Still, those few things remain that have no immediate answers and pique the team’s interest.

“A lot of the problems are explainable, but there’s definitely ones out there that aren’t,” investigator Spike Hughes said in a recent interview. Hughes is the team’s geology specialist who also practices dowsing – the art of using a divining rod or forked stick to find water and minerals in the earth.

“I call him the human trifield,” Murray said, referring to meters that measure electromagnetic fields.

Other members of the team have their own specialties.

Gay MacLeod is the group’s photographer, while Rita Watson is a case manager and self-described sensitive.

“I can usually feel if they’re pleasant or naughty,” Watson said. “Sometimes I don’t feel anything.”

She also can perceive subtle temperature changes and shifts in other conditions around her.

Watson was in high school when she first felt she might have special abilities.

“I had a total out-of-body experience right in the middle of class,” she said. “It runs in the family, I guess.”

Watson said both her mother and grandmother had an uncanny ability to sense certain things around them.

Have the ghost hunters ever been scared? Of course.

Unexplained occurrences often aren’t seen or heard until photographs, audio recordings and videotape from the site are reviewed afterward. While investigating a house in Old Town, Harold Murray’s son John Murray was working upstairs. A video of the Old Town house showed a boy’s head coming out of the wall near where John Murray was standing.

“It was a solid wall,” Harold Murray said. “When the owners saw that, they sold the house.”

Most people who contact the Bangor Ghost Hunters are looking to talk to someone who has died.

Others just want an explanation of something they’ve felt or noticed at their home or business that they can’t explain.

“Maine’s a very superstitious state,” Murray said. “They just want somebody to say they’re not crazy.”

The most interesting cases for Murray involve children, and that’s often where junior investigators on the team are the most helpful.

“Children, anyone under the age of 18, are more likely to be susceptible to feelings from the paranormal,” junior investigator Christina Pegg said.
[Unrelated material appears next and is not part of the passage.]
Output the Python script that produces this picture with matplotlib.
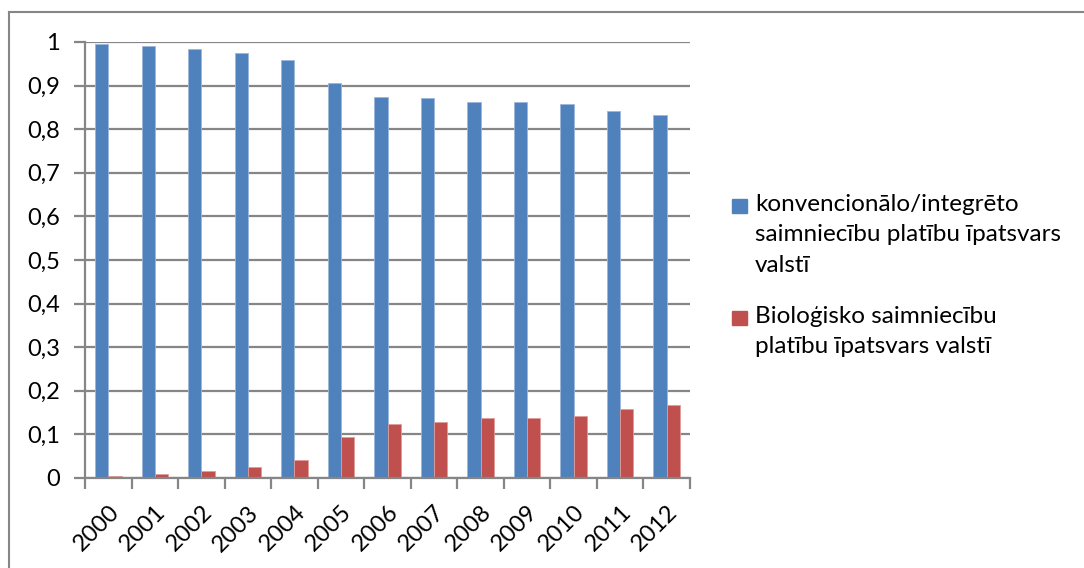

She’s Murray’s niece and became interested in ghost hunting after hearing stories from her uncle.

“I’m kind of skeptical about the whole thing, but I’ve begun to believe that there are other things out there,” Pegg said.
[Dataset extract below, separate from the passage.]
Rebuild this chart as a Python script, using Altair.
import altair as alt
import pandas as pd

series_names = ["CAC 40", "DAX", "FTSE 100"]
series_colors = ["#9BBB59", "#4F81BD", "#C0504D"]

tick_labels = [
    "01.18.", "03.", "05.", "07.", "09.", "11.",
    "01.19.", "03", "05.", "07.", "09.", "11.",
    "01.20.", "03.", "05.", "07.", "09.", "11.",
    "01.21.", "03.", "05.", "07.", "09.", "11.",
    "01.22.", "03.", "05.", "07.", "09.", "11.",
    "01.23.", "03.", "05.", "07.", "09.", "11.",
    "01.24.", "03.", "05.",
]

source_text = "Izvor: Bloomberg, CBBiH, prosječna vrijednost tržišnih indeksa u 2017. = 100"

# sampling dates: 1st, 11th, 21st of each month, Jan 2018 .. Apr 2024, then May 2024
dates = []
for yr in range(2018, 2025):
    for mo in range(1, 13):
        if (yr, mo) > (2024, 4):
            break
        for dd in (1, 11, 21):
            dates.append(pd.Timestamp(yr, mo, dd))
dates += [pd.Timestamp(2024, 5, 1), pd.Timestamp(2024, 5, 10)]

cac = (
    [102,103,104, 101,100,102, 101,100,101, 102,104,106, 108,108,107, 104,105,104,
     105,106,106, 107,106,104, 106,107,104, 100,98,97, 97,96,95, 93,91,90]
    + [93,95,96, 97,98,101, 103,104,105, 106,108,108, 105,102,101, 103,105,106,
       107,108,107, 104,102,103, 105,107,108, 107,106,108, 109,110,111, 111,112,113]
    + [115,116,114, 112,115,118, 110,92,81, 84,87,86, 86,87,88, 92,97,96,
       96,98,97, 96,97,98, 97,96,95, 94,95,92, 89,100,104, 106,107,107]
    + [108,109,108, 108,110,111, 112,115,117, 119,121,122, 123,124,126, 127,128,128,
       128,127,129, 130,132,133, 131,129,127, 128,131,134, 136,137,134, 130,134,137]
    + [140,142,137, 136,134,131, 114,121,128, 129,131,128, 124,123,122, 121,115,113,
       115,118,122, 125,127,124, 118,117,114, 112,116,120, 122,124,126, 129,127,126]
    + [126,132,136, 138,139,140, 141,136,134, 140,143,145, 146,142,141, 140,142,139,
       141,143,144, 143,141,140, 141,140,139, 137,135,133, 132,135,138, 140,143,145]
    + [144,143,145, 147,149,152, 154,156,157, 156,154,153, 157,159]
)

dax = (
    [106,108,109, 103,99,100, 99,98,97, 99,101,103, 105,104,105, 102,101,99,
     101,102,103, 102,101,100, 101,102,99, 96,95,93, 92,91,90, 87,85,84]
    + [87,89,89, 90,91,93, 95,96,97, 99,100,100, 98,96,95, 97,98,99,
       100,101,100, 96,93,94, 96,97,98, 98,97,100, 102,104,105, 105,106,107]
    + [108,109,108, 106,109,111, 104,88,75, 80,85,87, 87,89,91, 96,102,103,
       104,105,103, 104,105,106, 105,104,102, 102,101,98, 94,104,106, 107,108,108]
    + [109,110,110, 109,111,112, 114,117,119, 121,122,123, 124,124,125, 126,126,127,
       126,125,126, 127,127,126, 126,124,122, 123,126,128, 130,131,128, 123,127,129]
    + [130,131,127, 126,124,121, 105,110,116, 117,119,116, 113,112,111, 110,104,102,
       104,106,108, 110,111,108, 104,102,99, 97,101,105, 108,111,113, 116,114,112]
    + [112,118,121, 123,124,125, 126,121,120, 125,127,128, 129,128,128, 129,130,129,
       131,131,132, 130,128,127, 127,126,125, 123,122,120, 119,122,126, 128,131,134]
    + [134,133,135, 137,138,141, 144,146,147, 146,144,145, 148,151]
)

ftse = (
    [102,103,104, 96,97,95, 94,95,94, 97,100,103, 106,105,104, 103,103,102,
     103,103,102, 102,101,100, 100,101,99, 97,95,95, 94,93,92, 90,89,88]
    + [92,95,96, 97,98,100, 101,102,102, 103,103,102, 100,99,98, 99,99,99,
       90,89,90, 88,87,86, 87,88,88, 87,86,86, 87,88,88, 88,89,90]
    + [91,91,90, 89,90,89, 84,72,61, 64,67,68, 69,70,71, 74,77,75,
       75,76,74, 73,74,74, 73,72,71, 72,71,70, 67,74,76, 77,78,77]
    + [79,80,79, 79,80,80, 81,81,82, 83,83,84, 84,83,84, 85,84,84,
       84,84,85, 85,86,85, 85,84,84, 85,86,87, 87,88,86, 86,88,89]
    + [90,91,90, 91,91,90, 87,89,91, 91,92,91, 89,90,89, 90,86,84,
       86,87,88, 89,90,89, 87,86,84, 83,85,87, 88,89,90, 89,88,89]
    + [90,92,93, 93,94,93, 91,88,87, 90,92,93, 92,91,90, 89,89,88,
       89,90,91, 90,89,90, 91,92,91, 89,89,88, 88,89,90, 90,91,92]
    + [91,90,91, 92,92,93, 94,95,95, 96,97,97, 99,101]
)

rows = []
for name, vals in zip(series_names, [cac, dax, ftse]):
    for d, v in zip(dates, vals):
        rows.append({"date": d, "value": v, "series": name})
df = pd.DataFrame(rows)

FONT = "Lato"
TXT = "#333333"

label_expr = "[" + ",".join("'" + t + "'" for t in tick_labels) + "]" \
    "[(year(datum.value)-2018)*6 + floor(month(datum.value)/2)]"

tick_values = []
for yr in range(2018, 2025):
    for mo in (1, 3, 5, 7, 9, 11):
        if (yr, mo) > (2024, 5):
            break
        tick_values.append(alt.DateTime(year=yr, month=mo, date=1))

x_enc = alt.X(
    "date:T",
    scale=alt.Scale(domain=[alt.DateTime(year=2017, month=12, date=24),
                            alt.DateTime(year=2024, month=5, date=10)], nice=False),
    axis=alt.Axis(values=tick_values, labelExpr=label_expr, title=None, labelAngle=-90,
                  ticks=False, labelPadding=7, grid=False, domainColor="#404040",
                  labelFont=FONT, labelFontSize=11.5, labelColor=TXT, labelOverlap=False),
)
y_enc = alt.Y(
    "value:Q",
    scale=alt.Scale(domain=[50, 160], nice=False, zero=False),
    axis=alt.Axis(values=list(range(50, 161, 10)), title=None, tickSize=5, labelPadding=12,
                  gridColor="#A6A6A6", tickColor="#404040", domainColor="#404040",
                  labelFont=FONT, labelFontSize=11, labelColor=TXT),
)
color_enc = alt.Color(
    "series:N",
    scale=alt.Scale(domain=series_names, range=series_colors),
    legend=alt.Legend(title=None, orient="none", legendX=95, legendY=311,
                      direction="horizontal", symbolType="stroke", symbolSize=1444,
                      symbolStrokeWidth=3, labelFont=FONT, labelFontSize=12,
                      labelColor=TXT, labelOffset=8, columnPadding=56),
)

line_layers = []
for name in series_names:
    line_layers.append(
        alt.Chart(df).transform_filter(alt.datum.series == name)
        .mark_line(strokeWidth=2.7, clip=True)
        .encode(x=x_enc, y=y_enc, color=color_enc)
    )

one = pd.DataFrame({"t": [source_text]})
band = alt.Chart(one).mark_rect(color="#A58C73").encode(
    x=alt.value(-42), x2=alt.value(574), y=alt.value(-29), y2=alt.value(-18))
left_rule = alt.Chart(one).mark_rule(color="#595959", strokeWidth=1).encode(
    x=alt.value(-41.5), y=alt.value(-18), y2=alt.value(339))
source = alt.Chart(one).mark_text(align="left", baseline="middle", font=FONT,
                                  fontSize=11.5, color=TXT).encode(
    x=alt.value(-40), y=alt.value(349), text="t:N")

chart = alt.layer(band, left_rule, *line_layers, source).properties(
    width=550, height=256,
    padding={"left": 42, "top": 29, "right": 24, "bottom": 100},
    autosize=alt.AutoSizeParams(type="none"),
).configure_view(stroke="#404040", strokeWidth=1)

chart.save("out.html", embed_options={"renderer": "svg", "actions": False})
On one visit to the Jackson cemetery, the team members said, they picked up electronic voice phenomena of someone calling out for “Martha.” They haven’t been able to explain the voice, but there is a link to the site: In a small plot slightly to the right of the rest of the family, a worn headstone marks the grave of 2-year-old Martha Ellen who died Sept. 18, 1857.

What happened to Martha and whether there is someone who haunts the cemetery has yet to be decided, but photographs of the site depict what investigators believe is ectoplasm – a spirit that’s starting to take form. In the photos, Murray said, they’ve counted up to five potential silhouettes.

On Friday night, unexplained meter fluctuations and static that appeared on the screen of one of the digital cameras in one specific area caused the team to proclaim they were going to have to look into some things.

“I can’t explain what happened here yet,” Murray said.

That’s typical of any investigation. Once they pack up their equipment, individuals review their own photos and footage, then turn them over to Murray for review.

Then the team gets together and goes over possibilities.

“It will take some time before we can determine what it is,” Murray said. “[But] believe what you will.”